Your first year start with plants that will be easy to grow. If you research a plant variety and the information being shared contains language you do not understand completely, chances are you’re reading about a “problem crop.” I refer to them as such because they are temperamental and often require several years of failing before growing a successful crop. The last thing you want to do that first year is experience failure in the garden; you want to be successful so it will encourage you to return next year with a bigger list of crops to cultivate.

Gardening, in all aspects, begins and ends with the condition of the soil. Soil is the single most important factor to success or failure. You will need to constantly and continuously improve the soil conditions for your garden if it is to produce crops each following year. A soil test will provide you with a list of nutrients currently present in your soil; this will make it easier to determine which, if any, soil supplements to introduce.

This is a mistake that almost all first-time gardeners make; they “look” at their soil, see grass, weeds, and other plants popping up all over the yard, and immediately assume that the ground is good enough to grow bumper crops on the first-time seeds are sewn. If you fail to have your soil tested, you will have absolutely no idea what to add when your plants start to have problems. For $20 you can schedule a soil test with a local co-op and save yourself months of hair pulling headaches.

Regardless of where you live, there is an expert gardener in your area who can provide you with all the information to make you successful. You can do research yourself and spend countless hours combing the internet, magazines and gardening books for relevant information, and you still will not obtain the advice you would receive from an expert. Look for and join local gardening groups, or find that friend who seems to be able to grow a garden simply by flinging seeds at the ground, they have a green thumb and are the gardening guru for your area. For the most part, gardeners enjoy sharing information with others, it helps keep a dying tradition alive.

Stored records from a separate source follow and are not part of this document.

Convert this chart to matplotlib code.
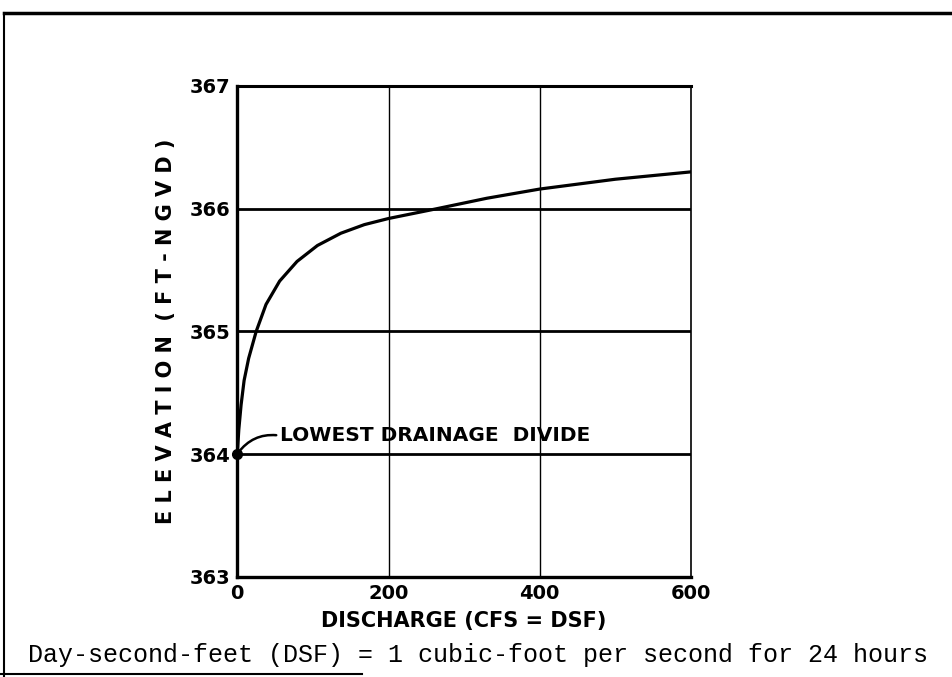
import matplotlib.pyplot as plt
from matplotlib.lines import Line2D

# rating curve
discharge = [0, 2, 5, 9, 15, 25, 38, 56, 79, 106, 137, 168, 200, 264, 330, 400, 450, 500, 600]
elevation = [364.0, 364.2, 364.4, 364.6, 364.78, 365.0, 365.22, 365.41, 365.57, 365.7,
             365.8, 365.87, 365.92, 366.0, 366.085, 366.16, 366.2, 366.24, 366.3]

x_ticks = [0, 200, 400, 600]
y_ticks = [363, 364, 365, 366, 367]
divide_q = 0
divide_elev = 364.0

fig = plt.figure(figsize=(9.53, 6.77), dpi=100)
ax = fig.add_axes([0.249, 0.148, 0.476, 0.725])

ax.set_xlim(0, 600)
ax.set_ylim(363, 367)
ax.set_xticks(x_ticks)
ax.set_yticks(y_ticks)
ax.tick_params(length=0, labelsize=14, pad=5)
for lbl in ax.get_xticklabels() + ax.get_yticklabels():
    lbl.set_fontweight("bold")

# grid: heavy horizontals, light verticals
for y in y_ticks[1:-1]:
    ax.axhline(y, color="black", lw=2.0, zorder=1)
for x in x_ticks[1:-1]:
    ax.axvline(x, color="black", lw=1.0, zorder=1)

for side, w in [("left", 2.4), ("bottom", 2.4), ("top", 2.2), ("right", 1.2)]:
    ax.spines[side].set_linewidth(w)

ax.plot(discharge, elevation, color="black", lw=2.3, zorder=3,
        solid_joinstyle="round")
ax.plot([divide_q], [divide_elev], "o", color="black", ms=7, zorder=4, clip_on=False)

ax.annotate("LOWEST DRAINAGE  DIVIDE", xy=(divide_q + 1, divide_elev + 0.01),
            xytext=(57, 364.15), fontsize=14.5, fontweight="bold",
            va="center", ha="left",
            arrowprops=dict(arrowstyle="-", color="black", lw=1.8, relpos=(0, 0.5),
                            connectionstyle="arc3,rad=0.3", shrinkA=1, shrinkB=0))

ax.set_ylabel("E L E V A T I O N  ( F T - N G V D )", fontsize=15, fontweight="bold", labelpad=10)
ax.set_xlabel("DISCHARGE (CFS = DSF)", fontsize=15, fontweight="bold", labelpad=6)

fig.text(0.502, 0.033, "Day-second-feet (DSF) = 1 cubic-foot per second for 24 hours",
         family="Liberation Mono", fontsize=18, ha="center", va="center")

# scanned page border
fig.add_artist(Line2D([0.004, 1.0], [0.981, 0.981], transform=fig.transFigure, color="black", lw=2.5))
fig.add_artist(Line2D([0.004, 0.004], [0.0, 0.981], transform=fig.transFigure, color="black", lw=1.5))
fig.add_artist(Line2D([0.0, 0.38], [0.004, 0.004], transform=fig.transFigure, color="black", lw=1.5))

fig.savefig("out.png", dpi=100)
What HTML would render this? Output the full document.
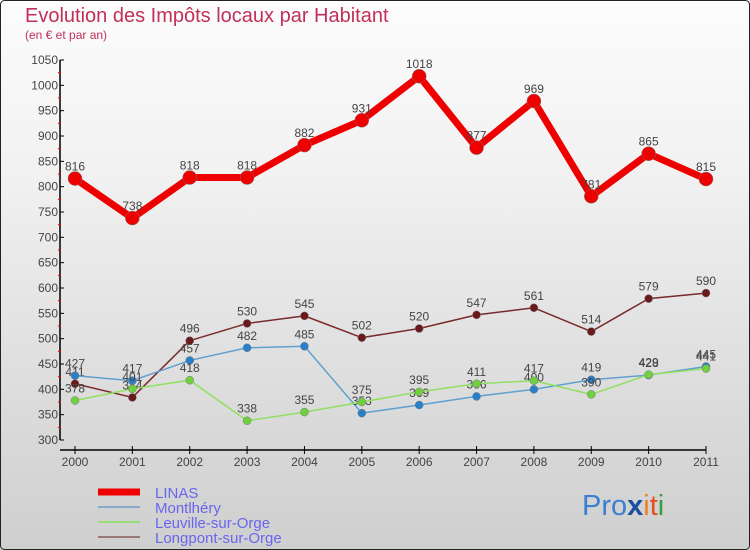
<!DOCTYPE html>
<html><head><meta charset="utf-8"><style>
body{margin:0;}
#wrap{position:relative;width:750px;height:550px;overflow:hidden;background:linear-gradient(#fcfcfc,#f2f2f2 30%,#d8d8d8 80%,#cfcfcf);font-family:"Liberation Sans",sans-serif;}
svg text{font-family:"Liberation Sans",sans-serif;}
</style></head><body>
<div id="wrap">
<svg id="chart" width="750" height="550">
<rect x="0.5" y="0.5" width="749" height="549" rx="4" fill="none" stroke="#222" stroke-width="1"/>
<text x="25" y="22" font-size="20" fill="#c0305a">Evolution des Impôts locaux par Habitant</text>
<text x="25" y="39" font-size="12" fill="#c0305a">(en € et par an)</text>
<g id="axes"></g><g id="series"></g><g id="legend"></g>
<text x="582" y="515" font-size="29"><tspan fill="#3a7fd0">Pro</tspan><tspan fill="#1a4fa0" font-weight="bold">x</tspan><tspan fill="#f08020">i</tspan><tspan fill="#e05020">t</tspan><tspan fill="#30a040">i</tspan></text>
</svg></div>
<script>
const years=[2000,2001,2002,2003,2004,2005,2006,2007,2008,2009,2010,2011];
const yTicks=[300,350,400,450,500,550,600,650,700,750,800,850,900,950,1000,1050];
const linas=[816,738,818,818,882,931,1018,877,969,781,865,815];
const montlhery=[427,417,457,482,485,353,369,386,400,419,428,445];
const leuville=[378,401,418,338,355,375,395,411,417,390,429,441];
const longpont=[411,384,496,530,545,502,520,547,561,514,579,590];
const NS="http://www.w3.org/2000/svg";
const xS=i=>75+i*(706-75)/11;
const yS=v=>440-(v-300)*(380/750);
function mk(t,a,p){const e=document.createElementNS(NS,t);for(const k in a)e.setAttribute(k,a[k]);p.appendChild(e);return e;}
const ax=document.getElementById('axes');
const yl=mk('line',{x1:60,y1:yS(1050),x2:60,y2:yS(300),stroke:'#000','stroke-width':1.5},ax);


const xl=mk('line',{x1:60,y1:450,x2:xS(11),y2:450,stroke:'#000','stroke-width':1.5},ax);


yTicks.forEach(v=>{
 mk('line',{x1:60,y1:yS(v),x2:64,y2:yS(v),stroke:'#000'},ax);
 if(v<1050)mk('line',{x1:58,y1:yS(v+25),x2:61,y2:yS(v+25),stroke:'#e00'},ax);
 const t=mk('text',{x:58,y:yS(v)+4,'text-anchor':'end','font-size':12,fill:'#444'},ax);
 t.textContent=v;
 
 
});
years.forEach((y,i)=>{
 mk('line',{x1:xS(i),y1:446,x2:xS(i),y2:454,stroke:'#000'},ax);
 const t=mk('text',{x:xS(i),y:466,'text-anchor':'middle','font-size':12,fill:'#444'},ax);
 t.textContent=y;
 
 
});
const sg=document.getElementById('series');
function series(vals,color,dot,w,r,name){
 const g=mk('g',{},sg);
 
 
 const pl=mk('polyline',{points:vals.map((v,i)=>xS(i)+','+yS(v)).join(' '),fill:'none',stroke:color,'stroke-width':w,'stroke-linejoin':'round'},g);
 
 
 vals.forEach((v,i)=>{
  const c=mk('circle',{cx:xS(i),cy:yS(v),r:r,fill:dot,stroke:'#777','stroke-width':0.5},g);
  
  
  const t=mk('text',{x:xS(i),y:yS(v)-8,'text-anchor':'middle','font-size':12,fill:'#444'},g);
  t.textContent=v;
  
  
 });
}
series(longpont,'#7a2a2a','#6a1a1a',1.5,4,'longpont');
series(montlhery,'#5fa0d0','#2a80c8',1.5,4,'montlhery');
series(leuville,'#90e060','#70d040',1.5,4,'leuville');
series(linas,'#ee0000','#ee0000',7,7,'linas');
const lg=document.getElementById('legend');
const names=['LINAS','Montlhéry','Leuville-sur-Orge','Longpont-sur-Orge'];
const cols=['#ee0000','#88aacc','#99dd77','#997777'];
const ws=[7,2,2,2];
names.forEach((n,i)=>{
 const y=492+i*15;
 const l=mk('line',{x1:98,y1:y,x2:140,y2:y,stroke:cols[i],'stroke-width':ws[i]},lg);
 
 
 const t=mk('text',{x:155,y:y+6,'font-size':15,fill:'#6666ee'},lg);
 t.textContent=n;
 
 
});
</script>
</body></html>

Gardening can be a very enjoyable experience, or it can be a man-made disaster you cannot wait to escape from, it all depends on how you approach the hobby. I made these mistakes, and I hope I help you avoid them. It took me no less than 3 years to figure out I needed the help and advice of others if I was ever going to be able to pluck food from the vine and take it straight to the dinner table. One last piece of advice I would like to offer regarding getting started; always, always, always use heirloom seeds and learn how to harvest and store heirloom seeds from the plants you produce.